#### [Challenge]
Write the data out again, character for character, with no images.

#### [Supplied material]
▽

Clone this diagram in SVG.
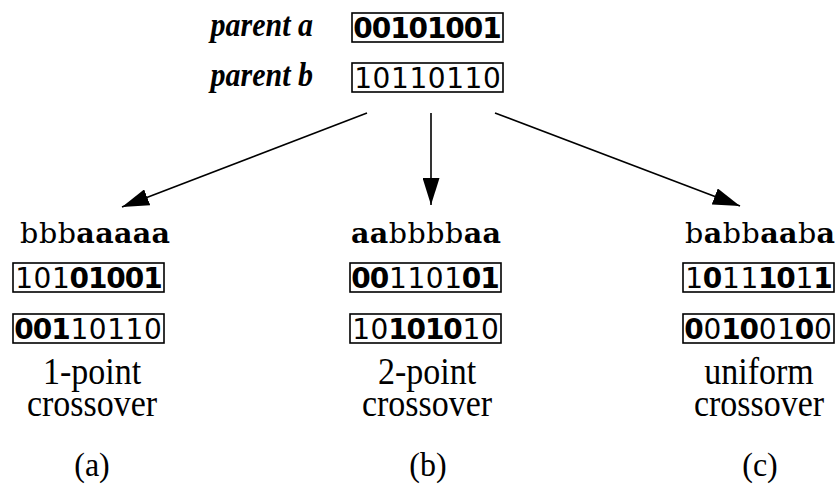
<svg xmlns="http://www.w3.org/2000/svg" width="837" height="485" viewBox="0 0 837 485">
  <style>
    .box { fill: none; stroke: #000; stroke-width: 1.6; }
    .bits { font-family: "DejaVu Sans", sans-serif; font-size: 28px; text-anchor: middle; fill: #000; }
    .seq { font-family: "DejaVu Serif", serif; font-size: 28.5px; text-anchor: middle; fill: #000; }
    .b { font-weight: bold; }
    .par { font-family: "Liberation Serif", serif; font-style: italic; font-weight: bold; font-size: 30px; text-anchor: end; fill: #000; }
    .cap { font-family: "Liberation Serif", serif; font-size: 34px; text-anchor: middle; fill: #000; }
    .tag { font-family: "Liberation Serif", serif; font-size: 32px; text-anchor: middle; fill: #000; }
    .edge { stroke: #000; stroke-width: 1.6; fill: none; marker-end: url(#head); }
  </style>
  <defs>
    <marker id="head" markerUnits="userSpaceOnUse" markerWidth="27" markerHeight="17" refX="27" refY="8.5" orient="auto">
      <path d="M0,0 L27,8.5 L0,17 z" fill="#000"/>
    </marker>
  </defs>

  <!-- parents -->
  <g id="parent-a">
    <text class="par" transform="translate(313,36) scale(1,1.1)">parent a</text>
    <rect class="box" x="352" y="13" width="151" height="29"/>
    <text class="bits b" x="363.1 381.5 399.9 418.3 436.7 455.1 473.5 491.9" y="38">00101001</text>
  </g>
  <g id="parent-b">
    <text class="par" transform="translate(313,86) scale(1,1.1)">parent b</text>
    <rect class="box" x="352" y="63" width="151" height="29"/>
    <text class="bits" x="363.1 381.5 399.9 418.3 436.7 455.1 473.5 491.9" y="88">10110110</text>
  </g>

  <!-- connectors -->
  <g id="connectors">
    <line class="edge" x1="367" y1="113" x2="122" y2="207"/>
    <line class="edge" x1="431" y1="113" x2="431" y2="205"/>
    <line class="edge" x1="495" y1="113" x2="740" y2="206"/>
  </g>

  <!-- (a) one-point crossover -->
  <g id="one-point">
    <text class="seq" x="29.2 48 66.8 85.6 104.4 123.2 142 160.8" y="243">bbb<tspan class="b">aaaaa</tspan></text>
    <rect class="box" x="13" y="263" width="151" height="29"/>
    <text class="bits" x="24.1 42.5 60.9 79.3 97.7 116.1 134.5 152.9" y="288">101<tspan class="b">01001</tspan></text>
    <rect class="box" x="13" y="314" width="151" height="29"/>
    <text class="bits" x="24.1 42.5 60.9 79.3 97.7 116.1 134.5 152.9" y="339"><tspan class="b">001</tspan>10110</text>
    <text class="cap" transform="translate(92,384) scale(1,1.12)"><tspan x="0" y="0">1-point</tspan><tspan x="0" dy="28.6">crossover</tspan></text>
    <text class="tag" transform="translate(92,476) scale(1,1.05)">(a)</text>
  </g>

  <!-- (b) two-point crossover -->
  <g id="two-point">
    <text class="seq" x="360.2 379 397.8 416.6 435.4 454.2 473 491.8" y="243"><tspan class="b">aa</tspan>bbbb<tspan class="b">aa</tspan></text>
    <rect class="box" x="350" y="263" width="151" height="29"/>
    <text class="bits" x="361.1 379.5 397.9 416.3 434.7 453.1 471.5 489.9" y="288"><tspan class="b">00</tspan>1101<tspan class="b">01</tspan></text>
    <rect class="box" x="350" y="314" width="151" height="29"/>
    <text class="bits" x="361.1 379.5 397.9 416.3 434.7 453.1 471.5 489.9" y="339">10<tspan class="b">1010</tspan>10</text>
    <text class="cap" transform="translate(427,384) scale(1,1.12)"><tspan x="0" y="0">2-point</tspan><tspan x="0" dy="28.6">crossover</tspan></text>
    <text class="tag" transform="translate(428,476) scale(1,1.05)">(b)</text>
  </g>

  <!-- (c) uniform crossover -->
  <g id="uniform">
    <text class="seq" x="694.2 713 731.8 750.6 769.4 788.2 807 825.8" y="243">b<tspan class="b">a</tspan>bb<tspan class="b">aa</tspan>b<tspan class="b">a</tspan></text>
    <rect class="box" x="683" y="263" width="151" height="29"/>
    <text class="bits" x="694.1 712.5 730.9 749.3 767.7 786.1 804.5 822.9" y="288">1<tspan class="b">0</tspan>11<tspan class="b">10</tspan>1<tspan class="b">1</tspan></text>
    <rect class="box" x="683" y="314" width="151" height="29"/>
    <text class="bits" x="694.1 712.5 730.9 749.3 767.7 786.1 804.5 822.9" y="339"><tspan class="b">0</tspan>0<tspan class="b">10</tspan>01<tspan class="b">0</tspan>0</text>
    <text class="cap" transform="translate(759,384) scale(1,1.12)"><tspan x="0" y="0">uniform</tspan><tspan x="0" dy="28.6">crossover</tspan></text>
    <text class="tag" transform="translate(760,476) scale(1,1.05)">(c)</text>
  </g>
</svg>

△

#### [Written solution]
Clone this diagram in SVG.
<svg xmlns="http://www.w3.org/2000/svg" width="837" height="485" viewBox="0 0 837 485">
  <style>
    .box { fill: none; stroke: #000; stroke-width: 1.6; }
    .bits { font-family: "DejaVu Sans", sans-serif; font-size: 28px; text-anchor: middle; fill: #000; }
    .seq { font-family: "DejaVu Serif", serif; font-size: 28.5px; text-anchor: middle; fill: #000; }
    .b { font-weight: bold; }
    .par { font-family: "Liberation Serif", serif; font-style: italic; font-weight: bold; font-size: 30px; text-anchor: end; fill: #000; }
    .cap { font-family: "Liberation Serif", serif; font-size: 34px; text-anchor: middle; fill: #000; }
    .tag { font-family: "Liberation Serif", serif; font-size: 32px; text-anchor: middle; fill: #000; }
    .edge { stroke: #000; stroke-width: 1.6; fill: none; marker-end: url(#head); }
  </style>
  <defs>
    <marker id="head" markerUnits="userSpaceOnUse" markerWidth="27" markerHeight="17" refX="27" refY="8.5" orient="auto">
      <path d="M0,0 L27,8.5 L0,17 z" fill="#000"/>
    </marker>
  </defs>

  <!-- parents -->
  <g id="parent-a">
    <text class="par" transform="translate(313,36) scale(1,1.1)">parent a</text>
    <rect class="box" x="352" y="13" width="151" height="29"/>
    <text class="bits b" x="363.1 381.5 399.9 418.3 436.7 455.1 473.5 491.9" y="38">00101001</text>
  </g>
  <g id="parent-b">
    <text class="par" transform="translate(313,86) scale(1,1.1)">parent b</text>
    <rect class="box" x="352" y="63" width="151" height="29"/>
    <text class="bits" x="363.1 381.5 399.9 418.3 436.7 455.1 473.5 491.9" y="88">10110110</text>
  </g>

  <!-- connectors -->
  <g id="connectors">
    <line class="edge" x1="367" y1="113" x2="122" y2="207"/>
    <line class="edge" x1="431" y1="113" x2="431" y2="205"/>
    <line class="edge" x1="495" y1="113" x2="740" y2="206"/>
  </g>

  <!-- (a) one-point crossover -->
  <g id="one-point">
    <text class="seq" x="29.2 48 66.8 85.6 104.4 123.2 142 160.8" y="243">bbb<tspan class="b">aaaaa</tspan></text>
    <rect class="box" x="13" y="263" width="151" height="29"/>
    <text class="bits" x="24.1 42.5 60.9 79.3 97.7 116.1 134.5 152.9" y="288">101<tspan class="b">01001</tspan></text>
    <rect class="box" x="13" y="314" width="151" height="29"/>
    <text class="bits" x="24.1 42.5 60.9 79.3 97.7 116.1 134.5 152.9" y="339"><tspan class="b">001</tspan>10110</text>
    <text class="cap" transform="translate(92,384) scale(1,1.12)"><tspan x="0" y="0">1-point</tspan><tspan x="0" dy="28.6">crossover</tspan></text>
    <text class="tag" transform="translate(92,476) scale(1,1.05)">(a)</text>
  </g>

  <!-- (b) two-point crossover -->
  <g id="two-point">
    <text class="seq" x="360.2 379 397.8 416.6 435.4 454.2 473 491.8" y="243"><tspan class="b">aa</tspan>bbbb<tspan class="b">aa</tspan></text>
    <rect class="box" x="350" y="263" width="151" height="29"/>
    <text class="bits" x="361.1 379.5 397.9 416.3 434.7 453.1 471.5 489.9" y="288"><tspan class="b">00</tspan>1101<tspan class="b">01</tspan></text>
    <rect class="box" x="350" y="314" width="151" height="29"/>
    <text class="bits" x="361.1 379.5 397.9 416.3 434.7 453.1 471.5 489.9" y="339">10<tspan class="b">1010</tspan>10</text>
    <text class="cap" transform="translate(427,384) scale(1,1.12)"><tspan x="0" y="0">2-point</tspan><tspan x="0" dy="28.6">crossover</tspan></text>
    <text class="tag" transform="translate(428,476) scale(1,1.05)">(b)</text>
  </g>

  <!-- (c) uniform crossover -->
  <g id="uniform">
    <text class="seq" x="694.2 713 731.8 750.6 769.4 788.2 807 825.8" y="243">b<tspan class="b">a</tspan>bb<tspan class="b">aa</tspan>b<tspan class="b">a</tspan></text>
    <rect class="box" x="683" y="263" width="151" height="29"/>
    <text class="bits" x="694.1 712.5 730.9 749.3 767.7 786.1 804.5 822.9" y="288">1<tspan class="b">0</tspan>11<tspan class="b">10</tspan>1<tspan class="b">1</tspan></text>
    <rect class="box" x="683" y="314" width="151" height="29"/>
    <text class="bits" x="694.1 712.5 730.9 749.3 767.7 786.1 804.5 822.9" y="339"><tspan class="b">0</tspan>0<tspan class="b">10</tspan>01<tspan class="b">0</tspan>0</text>
    <text class="cap" transform="translate(759,384) scale(1,1.12)"><tspan x="0" y="0">uniform</tspan><tspan x="0" dy="28.6">crossover</tspan></text>
    <text class="tag" transform="translate(760,476) scale(1,1.05)">(c)</text>
  </g>
</svg>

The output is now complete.